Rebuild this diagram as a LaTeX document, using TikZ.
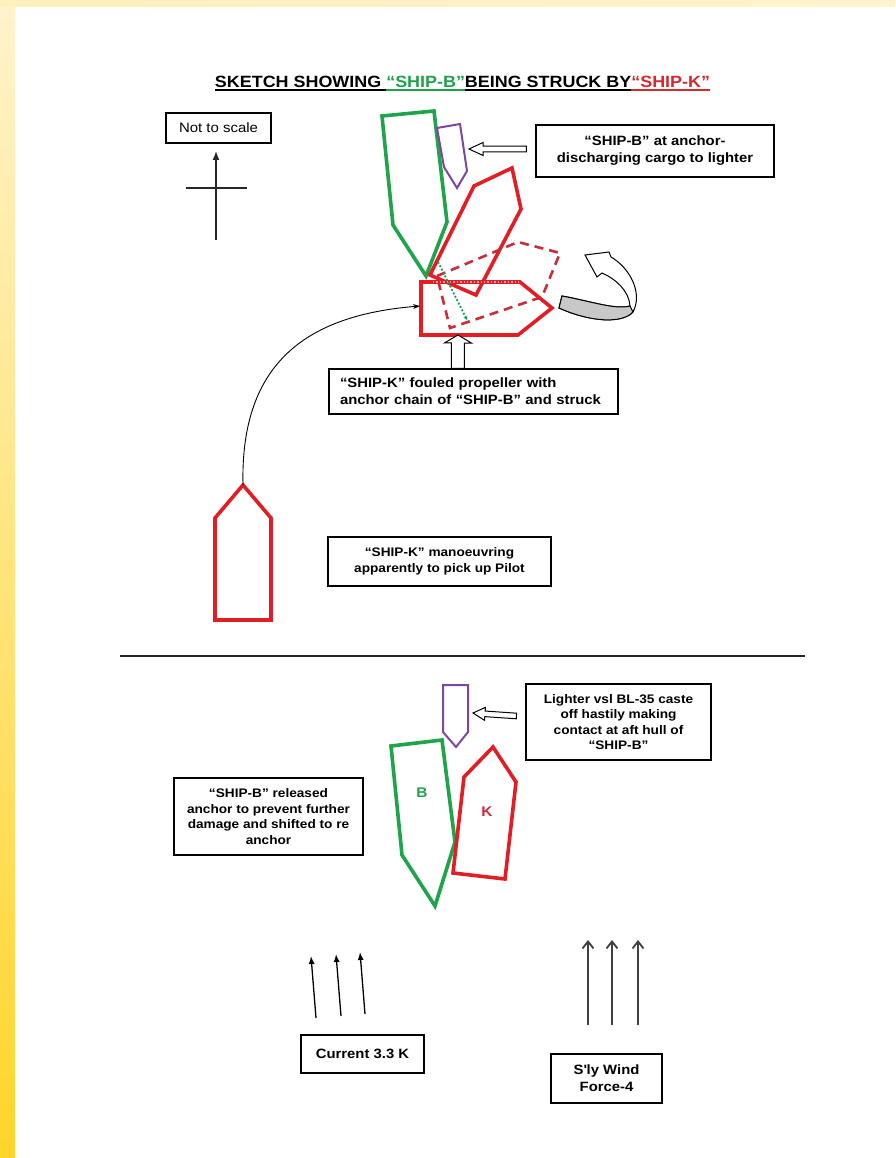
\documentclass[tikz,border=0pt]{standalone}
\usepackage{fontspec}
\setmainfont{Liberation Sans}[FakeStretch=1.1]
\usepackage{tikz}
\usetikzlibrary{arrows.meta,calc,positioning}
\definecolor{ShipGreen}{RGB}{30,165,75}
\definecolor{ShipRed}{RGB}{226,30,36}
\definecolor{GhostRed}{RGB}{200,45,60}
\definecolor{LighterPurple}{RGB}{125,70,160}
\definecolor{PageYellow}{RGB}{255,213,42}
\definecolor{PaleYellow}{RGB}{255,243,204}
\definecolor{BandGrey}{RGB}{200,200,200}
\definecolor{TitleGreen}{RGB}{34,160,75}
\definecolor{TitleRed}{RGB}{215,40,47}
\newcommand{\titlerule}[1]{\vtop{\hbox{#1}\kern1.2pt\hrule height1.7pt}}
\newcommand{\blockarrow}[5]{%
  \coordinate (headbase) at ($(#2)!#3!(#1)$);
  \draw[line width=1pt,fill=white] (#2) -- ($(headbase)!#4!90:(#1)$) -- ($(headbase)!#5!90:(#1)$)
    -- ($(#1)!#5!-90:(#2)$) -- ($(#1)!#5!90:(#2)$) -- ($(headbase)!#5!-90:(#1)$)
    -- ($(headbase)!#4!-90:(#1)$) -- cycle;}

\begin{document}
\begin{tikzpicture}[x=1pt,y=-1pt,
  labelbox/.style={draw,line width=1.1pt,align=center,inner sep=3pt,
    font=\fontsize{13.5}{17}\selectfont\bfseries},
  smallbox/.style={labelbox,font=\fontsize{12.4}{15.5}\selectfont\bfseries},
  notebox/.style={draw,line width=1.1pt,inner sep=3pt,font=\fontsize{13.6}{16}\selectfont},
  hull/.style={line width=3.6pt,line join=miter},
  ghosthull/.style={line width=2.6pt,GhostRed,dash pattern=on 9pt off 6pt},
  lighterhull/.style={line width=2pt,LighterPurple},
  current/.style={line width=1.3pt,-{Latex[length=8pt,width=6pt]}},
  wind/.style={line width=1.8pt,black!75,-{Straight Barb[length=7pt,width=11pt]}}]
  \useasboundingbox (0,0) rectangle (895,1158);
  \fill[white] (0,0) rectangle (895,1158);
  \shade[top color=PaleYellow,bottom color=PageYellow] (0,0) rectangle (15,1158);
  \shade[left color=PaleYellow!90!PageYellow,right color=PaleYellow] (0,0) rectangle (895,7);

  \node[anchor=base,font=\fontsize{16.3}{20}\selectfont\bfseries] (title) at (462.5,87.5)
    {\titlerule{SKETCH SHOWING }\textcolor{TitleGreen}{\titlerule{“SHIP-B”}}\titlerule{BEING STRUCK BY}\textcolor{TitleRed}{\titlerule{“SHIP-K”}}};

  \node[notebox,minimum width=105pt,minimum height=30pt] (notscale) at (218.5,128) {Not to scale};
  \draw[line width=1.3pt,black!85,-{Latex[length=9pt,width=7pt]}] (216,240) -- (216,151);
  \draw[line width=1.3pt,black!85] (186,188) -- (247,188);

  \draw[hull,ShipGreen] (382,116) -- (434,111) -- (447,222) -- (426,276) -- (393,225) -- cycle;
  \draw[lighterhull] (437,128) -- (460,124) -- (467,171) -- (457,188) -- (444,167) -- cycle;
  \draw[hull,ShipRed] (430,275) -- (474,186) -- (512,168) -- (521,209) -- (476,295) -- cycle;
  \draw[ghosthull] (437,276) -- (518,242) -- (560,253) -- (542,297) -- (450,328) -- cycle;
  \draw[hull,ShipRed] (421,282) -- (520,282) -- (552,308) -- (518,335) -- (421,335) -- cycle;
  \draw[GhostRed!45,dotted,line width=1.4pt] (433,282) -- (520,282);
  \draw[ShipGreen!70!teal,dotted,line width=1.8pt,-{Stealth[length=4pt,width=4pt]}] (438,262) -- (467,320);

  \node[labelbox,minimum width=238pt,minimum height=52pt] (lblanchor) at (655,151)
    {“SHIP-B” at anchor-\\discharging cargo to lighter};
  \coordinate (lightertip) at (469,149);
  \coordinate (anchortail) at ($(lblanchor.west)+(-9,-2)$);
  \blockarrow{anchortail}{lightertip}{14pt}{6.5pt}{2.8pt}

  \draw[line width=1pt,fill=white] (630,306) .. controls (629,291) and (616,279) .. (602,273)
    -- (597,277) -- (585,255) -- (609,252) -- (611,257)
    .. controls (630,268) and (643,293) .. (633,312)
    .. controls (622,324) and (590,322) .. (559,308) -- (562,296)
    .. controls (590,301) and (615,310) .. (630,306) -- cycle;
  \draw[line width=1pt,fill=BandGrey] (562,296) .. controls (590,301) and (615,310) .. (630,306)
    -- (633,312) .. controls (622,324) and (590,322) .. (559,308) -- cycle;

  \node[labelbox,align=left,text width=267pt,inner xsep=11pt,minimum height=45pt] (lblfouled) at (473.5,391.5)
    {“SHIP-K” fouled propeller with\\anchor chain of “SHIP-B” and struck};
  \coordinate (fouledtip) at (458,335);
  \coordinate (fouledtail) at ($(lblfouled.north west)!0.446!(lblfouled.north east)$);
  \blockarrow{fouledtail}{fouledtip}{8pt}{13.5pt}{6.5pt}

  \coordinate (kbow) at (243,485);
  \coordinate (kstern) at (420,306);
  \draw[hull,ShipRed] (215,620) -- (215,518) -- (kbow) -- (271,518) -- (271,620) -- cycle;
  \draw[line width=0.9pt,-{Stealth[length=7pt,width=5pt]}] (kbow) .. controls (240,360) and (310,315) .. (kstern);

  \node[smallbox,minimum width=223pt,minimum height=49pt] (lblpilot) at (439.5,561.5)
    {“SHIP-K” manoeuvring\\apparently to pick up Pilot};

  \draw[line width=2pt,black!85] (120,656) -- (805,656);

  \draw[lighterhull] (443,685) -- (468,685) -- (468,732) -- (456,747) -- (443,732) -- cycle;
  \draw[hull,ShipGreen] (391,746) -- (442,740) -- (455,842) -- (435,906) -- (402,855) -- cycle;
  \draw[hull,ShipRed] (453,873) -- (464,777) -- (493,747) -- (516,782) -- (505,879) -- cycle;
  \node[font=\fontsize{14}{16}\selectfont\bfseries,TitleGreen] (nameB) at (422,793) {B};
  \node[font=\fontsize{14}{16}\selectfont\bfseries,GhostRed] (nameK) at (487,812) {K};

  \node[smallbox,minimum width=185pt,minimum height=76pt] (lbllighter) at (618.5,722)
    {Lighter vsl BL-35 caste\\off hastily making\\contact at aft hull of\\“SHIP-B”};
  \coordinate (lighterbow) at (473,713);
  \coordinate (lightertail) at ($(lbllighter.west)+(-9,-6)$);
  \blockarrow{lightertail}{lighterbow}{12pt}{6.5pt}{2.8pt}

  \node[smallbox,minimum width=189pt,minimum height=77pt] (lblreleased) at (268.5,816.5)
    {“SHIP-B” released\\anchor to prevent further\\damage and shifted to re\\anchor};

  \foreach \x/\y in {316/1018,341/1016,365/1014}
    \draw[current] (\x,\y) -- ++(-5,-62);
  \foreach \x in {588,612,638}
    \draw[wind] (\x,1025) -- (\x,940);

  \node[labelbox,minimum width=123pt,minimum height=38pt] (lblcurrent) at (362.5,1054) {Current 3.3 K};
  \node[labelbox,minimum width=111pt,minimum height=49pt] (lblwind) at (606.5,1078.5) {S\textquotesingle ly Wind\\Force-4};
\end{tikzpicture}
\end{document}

################

*Direction*.
Please extract exactly the lines of the data, from the first through the line containing "(0,0) rectangle (895,7);", and add no pictures to the copy.

*Task answer*.
Rebuild this diagram as a LaTeX document, using TikZ.
\documentclass[tikz,border=0pt]{standalone}
\usepackage{fontspec}
\setmainfont{Liberation Sans}[FakeStretch=1.1]
\usepackage{tikz}
\usetikzlibrary{arrows.meta,calc,positioning}
\definecolor{ShipGreen}{RGB}{30,165,75}
\definecolor{ShipRed}{RGB}{226,30,36}
\definecolor{GhostRed}{RGB}{200,45,60}
\definecolor{LighterPurple}{RGB}{125,70,160}
\definecolor{PageYellow}{RGB}{255,213,42}
\definecolor{PaleYellow}{RGB}{255,243,204}
\definecolor{BandGrey}{RGB}{200,200,200}
\definecolor{TitleGreen}{RGB}{34,160,75}
\definecolor{TitleRed}{RGB}{215,40,47}
\newcommand{\titlerule}[1]{\vtop{\hbox{#1}\kern1.2pt\hrule height1.7pt}}
\newcommand{\blockarrow}[5]{%
  \coordinate (headbase) at ($(#2)!#3!(#1)$);
  \draw[line width=1pt,fill=white] (#2) -- ($(headbase)!#4!90:(#1)$) -- ($(headbase)!#5!90:(#1)$)
    -- ($(#1)!#5!-90:(#2)$) -- ($(#1)!#5!90:(#2)$) -- ($(headbase)!#5!-90:(#1)$)
    -- ($(headbase)!#4!-90:(#1)$) -- cycle;}

\begin{document}
\begin{tikzpicture}[x=1pt,y=-1pt,
  labelbox/.style={draw,line width=1.1pt,align=center,inner sep=3pt,
    font=\fontsize{13.5}{17}\selectfont\bfseries},
  smallbox/.style={labelbox,font=\fontsize{12.4}{15.5}\selectfont\bfseries},
  notebox/.style={draw,line width=1.1pt,inner sep=3pt,font=\fontsize{13.6}{16}\selectfont},
  hull/.style={line width=3.6pt,line join=miter},
  ghosthull/.style={line width=2.6pt,GhostRed,dash pattern=on 9pt off 6pt},
  lighterhull/.style={line width=2pt,LighterPurple},
  current/.style={line width=1.3pt,-{Latex[length=8pt,width=6pt]}},
  wind/.style={line width=1.8pt,black!75,-{Straight Barb[length=7pt,width=11pt]}}]
  \useasboundingbox (0,0) rectangle (895,1158);
  \fill[white] (0,0) rectangle (895,1158);
  \shade[top color=PaleYellow,bottom color=PageYellow] (0,0) rectangle (15,1158);
  \shade[left color=PaleYellow!90!PageYellow,right color=PaleYellow] (0,0) rectangle (895,7);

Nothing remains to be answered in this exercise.